ANM admite que Cfem pode mais do que dobrar com fiscalização mais intensa nas mineradoras
Agência Nacional de Mineração firmou parceria com a Receita Federal para cruzamento de dados fornecidos pelas empresas do setor
Um dos principais gargalos apontados por municípios mineradores do Brasil é a dificuldade de fiscalizar as declarações fiscais que balizam o cálculo da Compensação Financeira pela Exploração de Recursos Minerais (Cfem). Produzidos pelas próprias empresas do setor, esses documentos são encaminhados diretamente à Agência Nacional de Mineração (ANM), órgão recém-instalado e que não dispõe de estrutura suficiente para averiguar toda a demanda. Nesse cenário, acabam sendo recorrentes as suspeitas de fraudes, como já partiu da Prefeitura de Itabira em relação à Vale.
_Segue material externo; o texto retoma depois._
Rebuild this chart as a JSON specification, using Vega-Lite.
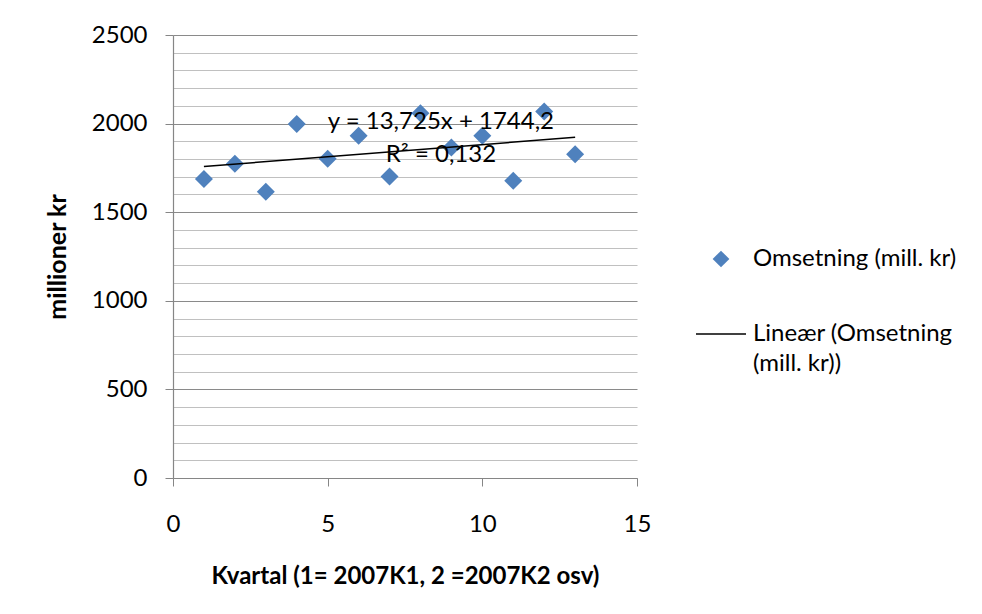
{
  "$schema": "https://vega.github.io/schema/vega-lite/v6.json",
  "width": 464,
  "height": 443,
  "autosize": {"type": "none"},
  "padding": {"left": 173, "top": 35, "right": 345, "bottom": 136},
  "background": "white",
  "config": {"view": {"stroke": null}, "font": "Lato", "style": {"guide-label": {"lineHeight": 30}}},
  "datasets": {
    "punkter": [
      {"kvartal": 1, "omsetning": 1688, "serie": "Omsetning (mill. kr)"},
      {"kvartal": 2, "omsetning": 1773, "serie": "Omsetning (mill. kr)"},
      {"kvartal": 3, "omsetning": 1615, "serie": "Omsetning (mill. kr)"},
      {"kvartal": 4, "omsetning": 1998, "serie": "Omsetning (mill. kr)"},
      {"kvartal": 5, "omsetning": 1801, "serie": "Omsetning (mill. kr)"},
      {"kvartal": 6, "omsetning": 1931, "serie": "Omsetning (mill. kr)"},
      {"kvartal": 7, "omsetning": 1702, "serie": "Omsetning (mill. kr)"},
      {"kvartal": 8, "omsetning": 2058, "serie": "Omsetning (mill. kr)"},
      {"kvartal": 9, "omsetning": 1865, "serie": "Omsetning (mill. kr)"},
      {"kvartal": 10, "omsetning": 1931, "serie": "Omsetning (mill. kr)"},
      {"kvartal": 11, "omsetning": 1677, "serie": "Omsetning (mill. kr)"},
      {"kvartal": 12, "omsetning": 2068, "serie": "Omsetning (mill. kr)"},
      {"kvartal": 13, "omsetning": 1827, "serie": "Omsetning (mill. kr)"}
    ],
    "trend": [
      {"kvartal": 1, "verdi": 1757.9, "serie": "Lineær (Omsetning (mill. kr))"},
      {"kvartal": 13, "verdi": 1922.6, "serie": "Lineær (Omsetning (mill. kr))"}
    ],
    "notat": [
      {"kvartal": 8.66, "verdi": 2009, "tekst": "y = 13,725x + 1744,2"},
      {"kvartal": 8.66, "verdi": 1823, "tekst": "R² = 0,132"}
    ]
  },
  "layer": [
    {
      "data": {"name": "punkter"},
      "mark": {"type": "point", "shape": "diamond", "filled": true, "size": 324, "opacity": 1},
      "encoding": {
        "x": {
          "field": "kvartal", "type": "quantitative",
          "scale": {"domain": [0, 15], "nice": false, "zero": false},
          "axis": {
            "values": [0, 5, 10, 15],
            "grid": false,
            "tickSize": 8,
            "tickColor": "#868686",
            "domainColor": "#868686",
            "labelPadding": 26,
            "labelFontSize": 24,
            "labelColor": "black",
            "labelOverlap": false,
            "labelFlush": false,
            "title": "Kvartal (1= 2007K1, 2 =2007K2 osv)",
            "titleFontSize": 24,
            "titleFontWeight": "bold",
            "titleColor": "black",
            "titleY": 98,
            "titleBaseline": "middle"
          }
        },
        "y": {
          "field": "omsetning", "type": "quantitative",
          "scale": {"domain": [0, 2500], "nice": false},
          "axis": {
            "values": [0, 100, 200, 300, 400, 500, 600, 700, 800, 900, 1000, 1100, 1200, 1300, 1400, 1500, 1600, 1700, 1800, 1900, 2000, 2100, 2200, 2300, 2400, 2500],
            "tickCount": 40,
            "labelExpr": "datum.value % 500 === 0 ? datum.label : ''",
            "format": "d",
            "labelOverlap": false,
            "labelFlush": false,
            "grid": true,
            "gridColor": {"condition": {"test": "datum.value % 500 === 0", "value": "#8A8A8A"}, "value": "#C0C0C0"},
            "gridWidth": 1.2,
            "tickSize": 8,
            "tickColor": "#868686",
            "tickOpacity": {"condition": {"test": "datum.value % 500 === 0", "value": 1}, "value": 0},
            "domainColor": "#868686",
            "domainWidth": 1.2,
            "labelPadding": 18,
            "labelFontSize": 24,
            "labelColor": "black",
            "title": "millioner kr",
            "titleFontSize": 25,
            "titleFontWeight": "bold",
            "titleColor": "black",
            "titleX": -116,
            "titleY": 221.5,
            "titleBaseline": "middle"
          }
        },
        "fill": {
          "field": "serie", "type": "nominal",
          "scale": {"range": ["#4F81BD"]},
          "legend": {
            "orient": "none",
            "legendX": 536,
            "legendY": 212,
            "title": null,
            "symbolType": "diamond",
            "symbolSize": 280,
            "symbolStrokeWidth": 0,
            "labelFontSize": 24,
            "labelColor": "black",
            "labelOffset": 20,
            "labelLimit": 400,
            "padding": 0
          }
        }
      }
    },
    {
      "data": {"name": "trend"},
      "mark": {"type": "line", "strokeWidth": 1.5},
      "encoding": {
        "x": {"field": "kvartal", "type": "quantitative"},
        "y": {"field": "verdi", "type": "quantitative"},
        "stroke": {
          "field": "serie", "type": "nominal",
          "scale": {"range": ["black"]},
          "legend": {
            "orient": "none",
            "legendX": 522,
            "legendY": 273,
            "title": null,
            "symbolType": "stroke",
            "symbolSize": 2500,
            "symbolStrokeWidth": 1.5,
            "labelFontSize": 24,
            "labelColor": "black",
            "labelOffset": 6,
            "labelLimit": 400,
            "labelBaseline": "middle",
            "padding": 0,
            "labelExpr": "['Lineær (Omsetning', '(mill. kr))']"
          }
        }
      }
    },
    {
      "data": {"name": "notat"},
      "mark": {"type": "text", "fontSize": 24, "color": "black", "align": "center", "baseline": "middle"},
      "encoding": {
        "x": {"field": "kvartal", "type": "quantitative"},
        "y": {"field": "verdi", "type": "quantitative"},
        "text": {"field": "tekst"}
      }
    }
  ]
}
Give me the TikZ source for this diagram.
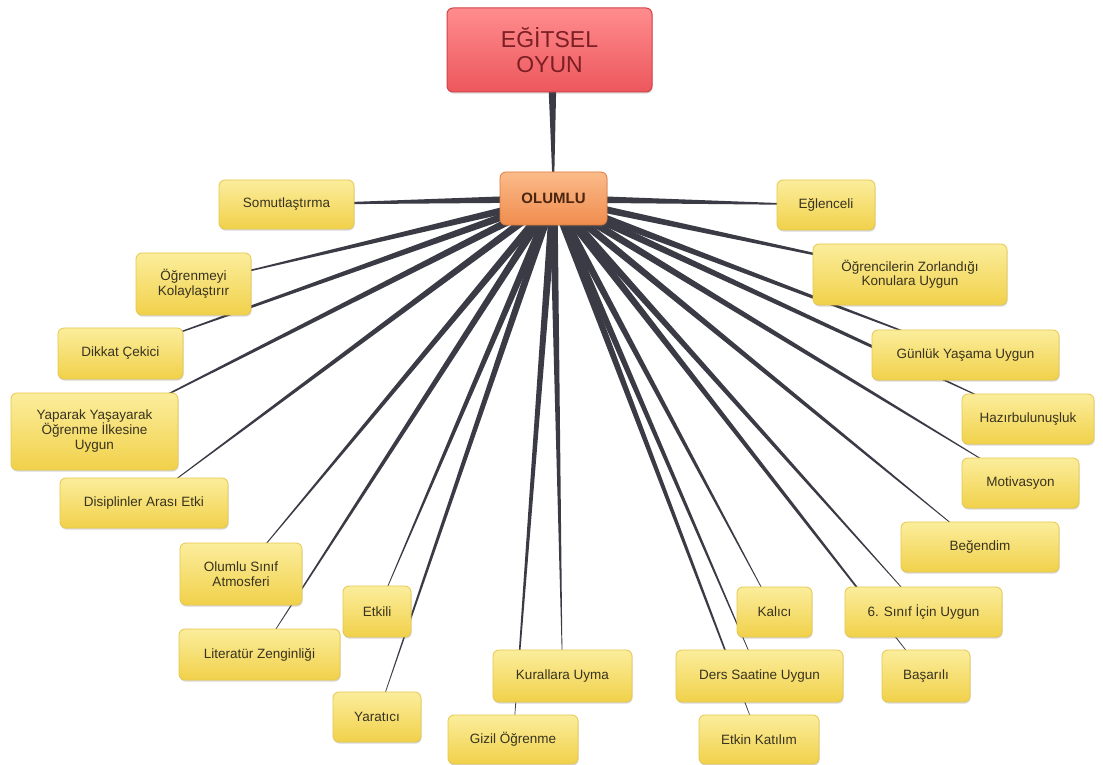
\documentclass[tikz,border=0pt]{standalone}
\usepackage{fontspec}
\setmainfont{Liberation Sans}
\usetikzlibrary{calc,shadows}
\pgfdeclarelayer{paper}
\pgfdeclarelayer{bg}
\pgfsetlayers{paper,bg,main}

\definecolor{leaftop}{HTML}{FBED9C}
\definecolor{leafbot}{HTML}{F1D14A}
\definecolor{leafline}{HTML}{E6C74C}
\definecolor{leaftext}{HTML}{38331F}
\definecolor{hubtop}{HTML}{FBBB8A}
\definecolor{hubbot}{HTML}{F08C4E}
\definecolor{hubline}{HTML}{DD7A3C}
\definecolor{hubtext}{HTML}{4A2510}
\definecolor{roottop}{HTML}{FF8C8E}
\definecolor{rootbot}{HTML}{EC575C}
\definecolor{rootline}{HTML}{D44247}
\definecolor{roottext}{HTML}{7B1F24}
\definecolor{connfill}{HTML}{3A3B45}

% tapered connector: wide at the parent, narrow at the child
\newcommand\taper[4]{%
  \fill[connfill] ($(#1.center)!#3!90:(#2.center)$)
    -- ($(#2.center)!#4!-90:(#1.center)$)
    -- ($(#2.center)!#4!90:(#1.center)$)
    -- ($(#1.center)!#3!-90:(#2.center)$) -- cycle;}

\begin{document}
\begin{tikzpicture}[x=1pt,y=-1pt,
  box/.style={rectangle, rounded corners=6pt, inner sep=2pt, align=center,
    drop shadow={shadow xshift=0.6pt, shadow yshift=-1.6pt, opacity=0.25, fill=black!60}},
  leaf/.style={box, top color=leaftop, bottom color=leafbot, draw=leafline,
    line width=0.8pt, text=leaftext, font=\fontsize{13.5}{14.5}\selectfont},
  hub/.style={box, top color=hubtop, bottom color=hubbot, draw=hubline,
    line width=0.8pt, text=hubtext, font=\fontsize{15}{17}\selectfont\bfseries},
  root/.style={box, top color=roottop, bottom color=rootbot, draw=rootline,
    line width=1pt, text=roottext, font=\fontsize{23}{25}\selectfont}]
\begin{pgfonlayer}{paper}
  \useasboundingbox[fill=white] (0,0) rectangle (1103,762);
\end{pgfonlayer}

% central nodes
\node[root, minimum width=205pt, minimum height=84pt] (root) at (549.5,50) {EĞİTSEL\\OYUN};
\node[hub, minimum width=107pt, minimum height=53pt] (olumlu) at (553.5,198.5) {OLUMLU};
\coordinate (stem) at (552,50);

% left side
\node[leaf, minimum width=135pt, minimum height=49pt] (somut) at (286.5,204.5) {Somutlaştırma};
\node[leaf, minimum width=115pt, minimum height=62pt] (ogren) at (193.5,284) {Öğrenmeyi\\Kolaylaştırır};
\node[leaf, minimum width=125pt, minimum height=51pt] (dikkat) at (120.5,353.5) {Dikkat Çekici};
\node[leaf, minimum width=167pt, minimum height=77pt, font=\fontsize{13.5}{15}\selectfont] (yaparak) at (94.5,431.5) {Yaparak Yaşayarak\\Öğrenme İlkesine\\Uygun};
\node[leaf, minimum width=168pt, minimum height=50pt] (disiplin) at (144,503) {Disiplinler Arası Etki};
\node[leaf, minimum width=122pt, minimum height=62pt] (atmosfer) at (241,574) {Olumlu Sınıf\\Atmosferi};
\node[leaf, minimum width=161pt, minimum height=51pt] (literatur) at (259.5,654.5) {Literatür Zenginliği};
\node[leaf, minimum width=68pt, minimum height=51pt] (etkili) at (377,611.5) {Etkili};
\node[leaf, minimum width=88pt, minimum height=50pt] (yaratici) at (377,717) {Yaratıcı};

% bottom
\node[leaf, minimum width=139pt, minimum height=52pt] (kurallar) at (562.5,676) {Kurallara Uyma};
\node[leaf, minimum width=130pt, minimum height=49pt] (gizil) at (513,739.5) {Gizil Öğrenme};
\node[leaf, minimum width=167pt, minimum height=52pt] (ders) at (759.5,676) {Ders Saatine Uygun};
\node[leaf, minimum width=120pt, minimum height=49pt] (etkin) at (759,739.5) {Etkin Katılım};
\node[leaf, minimum width=75pt, minimum height=50pt] (kalici) at (774.5,612) {Kalıcı};

% right side
\node[leaf, minimum width=157pt, minimum height=50pt] (altinci) at (923.5,612) {6. Sınıf İçin Uygun};
\node[leaf, minimum width=88pt, minimum height=52pt] (basarili) at (926,676) {Başarılı};
\node[leaf, minimum width=158pt, minimum height=50pt] (begendim) at (980,547) {Beğendim};
\node[leaf, minimum width=117pt, minimum height=50pt] (motivasyon) at (1020.5,483) {Motivasyon};
\node[leaf, minimum width=132pt, minimum height=50pt] (hazir) at (1028,419) {Hazırbulunuşluk};
\node[leaf, minimum width=187pt, minimum height=50pt] (gunluk) at (965.5,355) {Günlük Yaşama Uygun};
\node[leaf, minimum width=194pt, minimum height=61pt] (zorlandigi) at (910,274.5) {Öğrencilerin Zorlandığı\\Konulara Uygun};
\node[leaf, minimum width=98pt, minimum height=50pt] (eglenceli) at (826,205) {Eğlenceli};

% connectors, drawn underneath the boxes
\begin{pgfonlayer}{bg}
  \taper{stem}{olumlu}{5pt}{0.3pt}
  \foreach \n in {somut,ogren,dikkat,yaparak,disiplin,atmosfer,literatur,etkili,yaratici,
                  kurallar,gizil,ders,etkin,kalici,altinci,basarili,begendim,motivasyon,
                  hazir,gunluk,zorlandigi,eglenceli}
    {\taper{olumlu}{\n}{4pt}{0.15pt}}
\end{pgfonlayer}
\end{tikzpicture}
\end{document}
A ANM reconhece que o problema existe e que o sistema, como é hoje, é passível de subfaturamento por parte dos problemas. Tanto é que a agência procurou a Receita Federal para uma parceria que busca o cruzamento de dados entre os dois órgãos. Na noite dessa quinta-feira (31/10), as instituições assinaram o termo de cessão do sistema ContÁgil, uma ferramenta que permite a comparação das informações declaradas pelos mineradores no Relatório Anual de Lavra da agência e o que é passado à Receita Federal.
Para se ter uma ideia do tamanho do problema, a própria ANM admite que o recolhimento dos royalties da mineração podem mais do que dobrar no país em um curto espaço de tempo.
“Essa ferramenta que nos está sendo disponibilizada vai nos possibilitar usar a expertise da Receita. A estimativa é que em 2019 a ANM arrecade R$ 4,2 bilhões em Cfem. Em 2017, por exemplo, foram R$ 1,6 bilhão. Há uma perspectiva dentro da ANM que, em um curto prazo, podemos mais que dobrar a arrecadação, explorando as possibilidades que esta ferramenta vai nos oferecer”, disse o diretor-geral da ANM, Victor Bicca, durante a assinatura do termo.
O uso do sistema pela ANM não será restrito à contabilidade. Além de evitar a fraude nas declarações, a agência poderá verificar o manuseio de notas fiscais, extratos bancários e dados do comércio exterior. As informações também vão trazer melhorias na qualidade dos dados estatísticos como valor transacionado dos bens minerais, mercado consumidor e produtor, o que refletirá diretamente na eficiência regulatória da agência.
O ContÁgil já é utilizado por todos os estados e diversos municípios brasileiros, além de órgãos de controle como Conselho Administrativo de Defesa Econômica – CADE e Superintendência Nacional de Previdência Complementar – PREVIC. O próximo passo para que o sistema entre em funcionamento é customização do ContÁgil especificamente para a ANM e a capacitação dos técnicos.
Números questionados
A Cfem é distribuída a 461 municípios de 26 estados e do Distrito Federal afetados direta ou indiretamente pela exploração de minério. Mensalmente, 60% da compensação é destinada aos municípios produtores, 15% ao estado produtor, 10% à União e outros 15% aos municípios impactados.
Segundo maior gerador de Cfem em Minas Gerais, o município de Itabira questionou os valores declarados pela Vale pelo menos duas vezes em 2019. A Prefeitura argumenta que fatores como alta do dólar, o aumento do preço do minério de ferro e a produção continua nas minas locais não justificam os fortes declínios apurados no primeiro semestre de 2019. A situação foi levada à Associação dos Municípios Mineradores de Minas Gerais (Amig) e à própria ANM.
Em maio deste ano, a Vale admitiu deduções indevidas no recolhimento da Cfem e pagou quase R$ 200 milhões a municípios de Minas Gerais e do Pará. Somente Itabira arrecadou R$ 20 milhões a mais com os royalties por causa do depósito retroativo.
Para o diretor da ANM, a parceria com a Receita Federal vai beneficiar, sobretudo aos municípios. “Este ato tem uma significância imediata no administrado que está lá na ponta, mais especificamente no beneficiário do nosso esforço. Nós arrecadamos e imediatamente repassamos aos municípios”, explicou Bicca.